Una soluzione a mio parere più adeguata alle esigenze del nostro Paese potrebbe essere ispirata a un modello come quello britannico, tipico esempio di bicameralismo imperfetto. Nel Regno Unito infatti, la House of Commons (Camera dei Comuni), eletta a suffragio universale, è titolare esclusiva della rappresentanza dell'elettorato, mentre i componenti della House of Lords (Camera dei Pari) sono membri non eletti, bensì nominati fra professori universitari, economisti, industriali e comunque personaggi di grande esperienza "tecnica" e professionale, nei rispettivi contesti. Tralasciando in questa sede le peculiarità tipicamente "british", come la quota riservata a Lords di estrazione clericale e l'ereditarietà di un ristretto numero di seggi, non possiamo non notare come le nomine "tecniche" possano venire sostanzialmente incontro alla necessità, particolarmente sentita in Italia, di vedere costantemente all'opera soggetti competenti e scelti in quanto esperti delle rispettive materie.
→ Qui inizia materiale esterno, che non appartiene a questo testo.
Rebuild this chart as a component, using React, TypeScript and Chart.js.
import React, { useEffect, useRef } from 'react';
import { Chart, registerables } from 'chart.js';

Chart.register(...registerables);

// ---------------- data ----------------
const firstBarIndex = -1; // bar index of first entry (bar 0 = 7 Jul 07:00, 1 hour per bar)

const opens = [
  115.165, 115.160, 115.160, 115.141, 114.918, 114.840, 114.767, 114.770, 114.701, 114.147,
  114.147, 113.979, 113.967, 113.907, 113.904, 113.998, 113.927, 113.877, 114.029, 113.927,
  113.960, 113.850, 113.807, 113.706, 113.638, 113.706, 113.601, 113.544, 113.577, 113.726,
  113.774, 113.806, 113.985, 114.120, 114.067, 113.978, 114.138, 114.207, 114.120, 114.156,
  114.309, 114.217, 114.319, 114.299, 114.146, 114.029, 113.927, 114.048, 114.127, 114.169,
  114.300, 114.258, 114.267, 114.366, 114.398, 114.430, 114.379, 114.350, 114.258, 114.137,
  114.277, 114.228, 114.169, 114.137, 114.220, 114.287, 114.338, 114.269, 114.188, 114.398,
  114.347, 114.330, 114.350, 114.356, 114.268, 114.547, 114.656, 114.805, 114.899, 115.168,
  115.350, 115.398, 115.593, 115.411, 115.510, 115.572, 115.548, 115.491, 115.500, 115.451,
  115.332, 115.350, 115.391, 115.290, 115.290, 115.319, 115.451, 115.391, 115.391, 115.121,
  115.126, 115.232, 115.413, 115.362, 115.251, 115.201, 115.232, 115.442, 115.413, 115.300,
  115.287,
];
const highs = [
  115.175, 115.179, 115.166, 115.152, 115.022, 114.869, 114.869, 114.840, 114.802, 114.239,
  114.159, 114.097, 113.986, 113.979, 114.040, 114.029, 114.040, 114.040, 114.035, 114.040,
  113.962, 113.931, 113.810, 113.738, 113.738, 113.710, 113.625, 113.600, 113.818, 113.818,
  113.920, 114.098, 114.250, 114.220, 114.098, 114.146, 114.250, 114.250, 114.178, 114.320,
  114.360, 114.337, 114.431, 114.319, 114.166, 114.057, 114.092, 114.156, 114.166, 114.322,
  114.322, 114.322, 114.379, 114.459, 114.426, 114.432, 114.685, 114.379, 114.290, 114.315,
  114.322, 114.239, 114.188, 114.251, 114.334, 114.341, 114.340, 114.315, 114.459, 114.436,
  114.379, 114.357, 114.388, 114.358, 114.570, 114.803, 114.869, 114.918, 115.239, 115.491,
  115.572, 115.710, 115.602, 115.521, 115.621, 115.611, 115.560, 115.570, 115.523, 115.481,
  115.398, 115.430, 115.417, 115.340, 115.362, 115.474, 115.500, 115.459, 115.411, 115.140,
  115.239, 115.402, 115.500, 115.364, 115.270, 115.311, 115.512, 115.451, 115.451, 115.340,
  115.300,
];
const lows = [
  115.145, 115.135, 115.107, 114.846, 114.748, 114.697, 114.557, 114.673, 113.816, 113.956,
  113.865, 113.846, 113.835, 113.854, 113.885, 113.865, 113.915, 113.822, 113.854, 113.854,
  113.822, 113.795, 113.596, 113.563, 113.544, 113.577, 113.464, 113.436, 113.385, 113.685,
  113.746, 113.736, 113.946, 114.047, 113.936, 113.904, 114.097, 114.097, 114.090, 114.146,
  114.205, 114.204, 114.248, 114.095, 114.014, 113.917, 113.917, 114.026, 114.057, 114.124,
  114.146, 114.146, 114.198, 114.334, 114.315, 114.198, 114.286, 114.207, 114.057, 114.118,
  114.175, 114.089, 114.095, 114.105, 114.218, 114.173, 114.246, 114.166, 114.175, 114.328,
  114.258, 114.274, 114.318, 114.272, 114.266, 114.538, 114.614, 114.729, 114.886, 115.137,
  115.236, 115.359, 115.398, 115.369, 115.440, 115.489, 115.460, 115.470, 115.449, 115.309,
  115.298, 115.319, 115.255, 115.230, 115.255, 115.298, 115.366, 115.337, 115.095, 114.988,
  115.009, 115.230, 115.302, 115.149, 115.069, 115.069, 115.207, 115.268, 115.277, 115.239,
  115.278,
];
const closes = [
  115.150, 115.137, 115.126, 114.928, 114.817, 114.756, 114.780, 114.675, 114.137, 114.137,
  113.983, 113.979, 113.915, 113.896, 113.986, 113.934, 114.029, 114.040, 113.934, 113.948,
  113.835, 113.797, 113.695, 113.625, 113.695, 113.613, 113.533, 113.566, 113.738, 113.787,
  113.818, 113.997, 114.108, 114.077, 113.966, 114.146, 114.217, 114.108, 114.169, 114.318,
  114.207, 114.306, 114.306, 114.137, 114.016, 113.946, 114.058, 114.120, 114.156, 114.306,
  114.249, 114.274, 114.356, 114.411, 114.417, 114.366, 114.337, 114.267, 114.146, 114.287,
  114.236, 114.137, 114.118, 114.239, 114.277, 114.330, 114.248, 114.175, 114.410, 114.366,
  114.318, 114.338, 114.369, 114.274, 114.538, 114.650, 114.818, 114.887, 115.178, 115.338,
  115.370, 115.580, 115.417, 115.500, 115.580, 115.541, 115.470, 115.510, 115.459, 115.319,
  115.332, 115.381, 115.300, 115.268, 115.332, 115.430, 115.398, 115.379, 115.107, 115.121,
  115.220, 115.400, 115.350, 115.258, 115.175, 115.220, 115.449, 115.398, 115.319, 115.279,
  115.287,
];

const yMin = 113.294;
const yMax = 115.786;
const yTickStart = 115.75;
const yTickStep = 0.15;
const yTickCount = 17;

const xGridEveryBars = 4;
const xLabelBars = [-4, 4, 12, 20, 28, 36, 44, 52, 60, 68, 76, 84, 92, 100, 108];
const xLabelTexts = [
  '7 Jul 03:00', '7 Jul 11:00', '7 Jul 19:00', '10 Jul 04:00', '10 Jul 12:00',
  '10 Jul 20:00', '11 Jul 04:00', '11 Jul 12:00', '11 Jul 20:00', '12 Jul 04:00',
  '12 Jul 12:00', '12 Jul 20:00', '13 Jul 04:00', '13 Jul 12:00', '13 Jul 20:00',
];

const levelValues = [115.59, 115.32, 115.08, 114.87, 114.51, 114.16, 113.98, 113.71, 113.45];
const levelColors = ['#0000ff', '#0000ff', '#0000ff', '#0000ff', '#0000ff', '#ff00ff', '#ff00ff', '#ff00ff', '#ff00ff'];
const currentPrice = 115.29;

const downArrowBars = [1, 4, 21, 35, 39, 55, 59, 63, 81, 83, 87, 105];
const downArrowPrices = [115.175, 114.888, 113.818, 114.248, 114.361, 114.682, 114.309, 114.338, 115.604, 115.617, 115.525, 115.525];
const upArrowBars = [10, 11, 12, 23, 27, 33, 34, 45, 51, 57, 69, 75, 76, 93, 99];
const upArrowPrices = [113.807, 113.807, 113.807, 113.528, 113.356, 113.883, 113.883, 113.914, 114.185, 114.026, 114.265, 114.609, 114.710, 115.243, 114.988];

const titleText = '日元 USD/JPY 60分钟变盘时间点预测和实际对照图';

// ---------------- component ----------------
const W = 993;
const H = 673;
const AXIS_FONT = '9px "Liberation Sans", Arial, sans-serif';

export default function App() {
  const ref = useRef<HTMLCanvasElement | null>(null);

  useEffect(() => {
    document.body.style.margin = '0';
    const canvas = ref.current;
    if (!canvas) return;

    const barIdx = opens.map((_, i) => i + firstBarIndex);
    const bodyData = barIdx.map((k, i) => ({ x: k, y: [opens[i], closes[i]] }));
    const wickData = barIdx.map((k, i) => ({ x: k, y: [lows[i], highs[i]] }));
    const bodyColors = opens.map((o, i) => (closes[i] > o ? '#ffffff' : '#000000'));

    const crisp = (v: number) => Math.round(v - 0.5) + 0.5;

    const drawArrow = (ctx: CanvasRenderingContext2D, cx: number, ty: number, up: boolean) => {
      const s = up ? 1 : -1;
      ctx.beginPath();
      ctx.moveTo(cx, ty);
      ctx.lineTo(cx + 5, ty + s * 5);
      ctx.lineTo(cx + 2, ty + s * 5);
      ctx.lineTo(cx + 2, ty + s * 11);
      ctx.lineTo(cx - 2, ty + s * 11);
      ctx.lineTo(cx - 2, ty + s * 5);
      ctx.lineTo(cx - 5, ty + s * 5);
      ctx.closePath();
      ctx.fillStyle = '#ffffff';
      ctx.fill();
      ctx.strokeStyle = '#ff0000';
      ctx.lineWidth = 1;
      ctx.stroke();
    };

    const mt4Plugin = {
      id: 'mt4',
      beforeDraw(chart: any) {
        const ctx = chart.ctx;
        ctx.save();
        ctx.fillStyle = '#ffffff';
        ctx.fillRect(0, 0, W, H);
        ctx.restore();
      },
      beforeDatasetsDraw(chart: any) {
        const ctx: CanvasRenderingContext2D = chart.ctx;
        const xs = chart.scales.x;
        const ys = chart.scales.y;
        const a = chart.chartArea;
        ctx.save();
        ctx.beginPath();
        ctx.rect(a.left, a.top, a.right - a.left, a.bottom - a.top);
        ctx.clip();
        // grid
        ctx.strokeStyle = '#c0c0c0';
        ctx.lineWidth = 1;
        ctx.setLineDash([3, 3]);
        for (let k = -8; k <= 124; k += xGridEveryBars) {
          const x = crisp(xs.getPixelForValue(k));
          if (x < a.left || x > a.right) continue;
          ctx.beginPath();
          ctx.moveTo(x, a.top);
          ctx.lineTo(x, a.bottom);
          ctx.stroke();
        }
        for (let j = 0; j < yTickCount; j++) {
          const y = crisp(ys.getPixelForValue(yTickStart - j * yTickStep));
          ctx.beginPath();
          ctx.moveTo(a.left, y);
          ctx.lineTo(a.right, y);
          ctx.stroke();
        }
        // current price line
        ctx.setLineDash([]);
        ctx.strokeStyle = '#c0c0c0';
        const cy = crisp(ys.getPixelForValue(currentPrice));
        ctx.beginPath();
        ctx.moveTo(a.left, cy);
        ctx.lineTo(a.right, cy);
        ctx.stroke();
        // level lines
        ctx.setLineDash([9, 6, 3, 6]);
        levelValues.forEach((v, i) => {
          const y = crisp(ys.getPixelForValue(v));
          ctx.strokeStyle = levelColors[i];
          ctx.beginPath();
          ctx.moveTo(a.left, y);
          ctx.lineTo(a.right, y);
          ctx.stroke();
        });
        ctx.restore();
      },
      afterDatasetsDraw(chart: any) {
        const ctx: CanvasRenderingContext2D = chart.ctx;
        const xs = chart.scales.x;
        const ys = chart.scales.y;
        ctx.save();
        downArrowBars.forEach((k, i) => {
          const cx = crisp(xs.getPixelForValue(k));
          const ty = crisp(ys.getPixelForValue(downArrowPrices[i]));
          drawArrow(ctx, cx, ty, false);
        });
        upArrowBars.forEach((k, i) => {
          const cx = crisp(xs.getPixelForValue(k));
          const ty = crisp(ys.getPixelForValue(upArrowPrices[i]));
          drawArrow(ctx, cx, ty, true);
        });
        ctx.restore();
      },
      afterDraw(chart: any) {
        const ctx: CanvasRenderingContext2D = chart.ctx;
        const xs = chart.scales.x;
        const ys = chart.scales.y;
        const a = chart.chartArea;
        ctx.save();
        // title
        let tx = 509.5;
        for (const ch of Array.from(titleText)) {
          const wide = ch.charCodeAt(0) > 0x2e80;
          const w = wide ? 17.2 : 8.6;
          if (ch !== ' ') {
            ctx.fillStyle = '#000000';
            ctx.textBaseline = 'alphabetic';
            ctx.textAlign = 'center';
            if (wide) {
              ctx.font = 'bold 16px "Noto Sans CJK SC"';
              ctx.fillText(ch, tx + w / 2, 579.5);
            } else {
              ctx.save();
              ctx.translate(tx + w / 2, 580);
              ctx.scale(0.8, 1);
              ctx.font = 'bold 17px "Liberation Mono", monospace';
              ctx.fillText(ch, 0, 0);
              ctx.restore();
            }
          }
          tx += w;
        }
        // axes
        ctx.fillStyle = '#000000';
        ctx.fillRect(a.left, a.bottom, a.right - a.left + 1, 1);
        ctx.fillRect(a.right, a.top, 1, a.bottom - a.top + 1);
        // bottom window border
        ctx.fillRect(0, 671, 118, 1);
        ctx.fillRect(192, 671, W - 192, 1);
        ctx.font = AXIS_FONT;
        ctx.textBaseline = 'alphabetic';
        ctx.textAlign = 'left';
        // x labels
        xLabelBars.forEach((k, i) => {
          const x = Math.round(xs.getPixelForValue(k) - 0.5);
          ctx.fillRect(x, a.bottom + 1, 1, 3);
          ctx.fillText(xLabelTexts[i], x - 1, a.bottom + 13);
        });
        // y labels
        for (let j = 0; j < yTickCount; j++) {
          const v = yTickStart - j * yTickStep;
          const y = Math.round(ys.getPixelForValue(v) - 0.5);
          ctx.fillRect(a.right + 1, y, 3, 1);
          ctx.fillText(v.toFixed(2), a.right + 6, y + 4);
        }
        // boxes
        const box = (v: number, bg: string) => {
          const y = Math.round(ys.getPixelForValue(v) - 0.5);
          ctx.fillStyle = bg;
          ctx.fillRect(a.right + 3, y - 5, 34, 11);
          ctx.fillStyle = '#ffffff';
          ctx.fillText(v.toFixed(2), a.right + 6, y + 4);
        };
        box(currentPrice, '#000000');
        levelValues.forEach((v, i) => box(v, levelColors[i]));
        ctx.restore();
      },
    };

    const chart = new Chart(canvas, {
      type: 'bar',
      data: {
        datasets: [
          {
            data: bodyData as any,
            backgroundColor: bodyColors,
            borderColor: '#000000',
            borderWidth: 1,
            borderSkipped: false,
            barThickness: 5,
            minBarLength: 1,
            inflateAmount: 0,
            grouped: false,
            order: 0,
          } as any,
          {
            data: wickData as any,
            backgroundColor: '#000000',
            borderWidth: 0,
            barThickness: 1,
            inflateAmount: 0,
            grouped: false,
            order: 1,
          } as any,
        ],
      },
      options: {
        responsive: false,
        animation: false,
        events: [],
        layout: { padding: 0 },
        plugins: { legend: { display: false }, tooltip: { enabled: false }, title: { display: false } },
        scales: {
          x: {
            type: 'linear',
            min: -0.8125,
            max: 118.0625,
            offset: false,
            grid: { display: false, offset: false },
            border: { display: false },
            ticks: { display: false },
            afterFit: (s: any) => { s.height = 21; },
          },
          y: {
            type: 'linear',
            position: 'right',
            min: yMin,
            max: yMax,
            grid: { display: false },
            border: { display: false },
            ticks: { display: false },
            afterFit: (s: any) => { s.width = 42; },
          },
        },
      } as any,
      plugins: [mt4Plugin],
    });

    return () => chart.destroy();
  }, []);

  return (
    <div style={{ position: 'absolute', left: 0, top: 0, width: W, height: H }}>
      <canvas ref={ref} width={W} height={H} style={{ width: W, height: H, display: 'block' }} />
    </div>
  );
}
Un sistema fatto proprio, mutatis mutandis, anche dall'Unione Europea dove le competenze tecniche sono rappresentate dalla Commissione, un organo appunto "tecnico" che opera indipendentemente da quella che invece è la sede deputata a rappresentare politicamente la volontà dei cittadini europei, ossia il Parlamento.
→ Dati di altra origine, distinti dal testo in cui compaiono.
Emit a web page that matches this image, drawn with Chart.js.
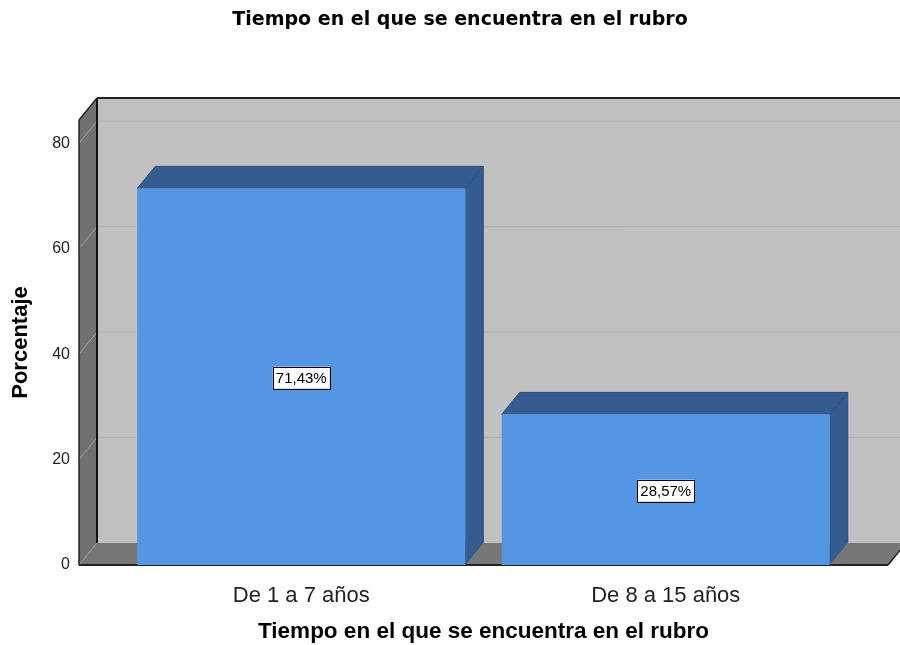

Napolitano è ricorso spesso all'ausilio della consulenza dei "saggi", prima i dieci che dovevano tracciare la road map del governo e in un secondo momento i 35 che dovevano porre le basi per una grande riforma costituzionale che poi è caduta nel dimenticatoio; proprio come "saggi" (anche se allora andava di moda nominarli "tecnici") erano i componenti del Governo Monti, chiamati proprio per riprendere le redini di un Paese che per colpa di una politica fondata su rapporti di amicizia, di conoscenza e di clientelismo anziché su curricula solidi e riconosciuti, aveva dimenticato il vero senso di parole come "merito" e "competenza".

Perché dunque non cogliere quest'occasione di rinnovato dibattito sul tema per istituzionalizzare, attraverso una camera appositamente dedicata, la presenza di una classe tecnica e competente, capace di dare il proprio contributo al processo legislativo di volta in volta e non chiamata ripetutamentein via eccezionale (come appunto le commissioni dei saggi o il governo tecnico)?

Secondo questo schema si profilerebbe dunque una Camera dei Deputati, elettiva e depositaria unica e assoluta della volontà popolare, accostata da un Senato composto di membri "tecnici". L'iniziativa legislativa, a rigor di logica, dovrebbe essere unicamente della Camera dei Deputati, così come a questa Camera dovrebbe spettare il diritto di ultima parola; al Senato "tecnico" spetterebbe invece un contributo appunto tecnico, ossia fondato su ragioni di opportunità pratica anziché meramente politica, che potrebbe evitare l'approvazione di leggi incomprensibili, inapplicabili o contraddittorie.

Per completare l'analisi di questo sistema bisogna infine stabilire chi debba effettuare le nomine: una soluzione potrebbe essere quella della nomina di un terzo dei Senatori da parte del Presidente della Repubblica e dei restanti due terzi ad opera della Camera dei Deputati che svolgerebbe questo compito durante la prima seduta della legislatura. Il rapporto di fiducia, proprio come negli altri sistemi bicamerali imperfetti sussisterebbe unicamente fra il Governo e la Camera dei Deputati e la decadenza della seconda comporterebbe automaticamente la decadenza anche del Senato.

In conclusione. Non esiste, come già detto, una soluzione perfetta e che porti a risultati certi. L'unica certezza che oggi hanno tanto i cittadini quanto il legislatore, è l'assoluta inadeguatezza di questo nostro bicameralismo all'esigenza sempre più impellente di leggi urgenti ed immediatamente esecutive, la cui approvazione non può più passare da un iter pluriennale, o dalla decretazione dell'esecutivo (che in teoria dovrebbe essere strumento eccezionale, in occasioni di emergenza): da questo presupposto bisogna partire per trovare la soluzione più adeguata, che non può però essere l'ennesimo proclama politico e che soprattutto non deve essere volta a favorire interessi politici particolari.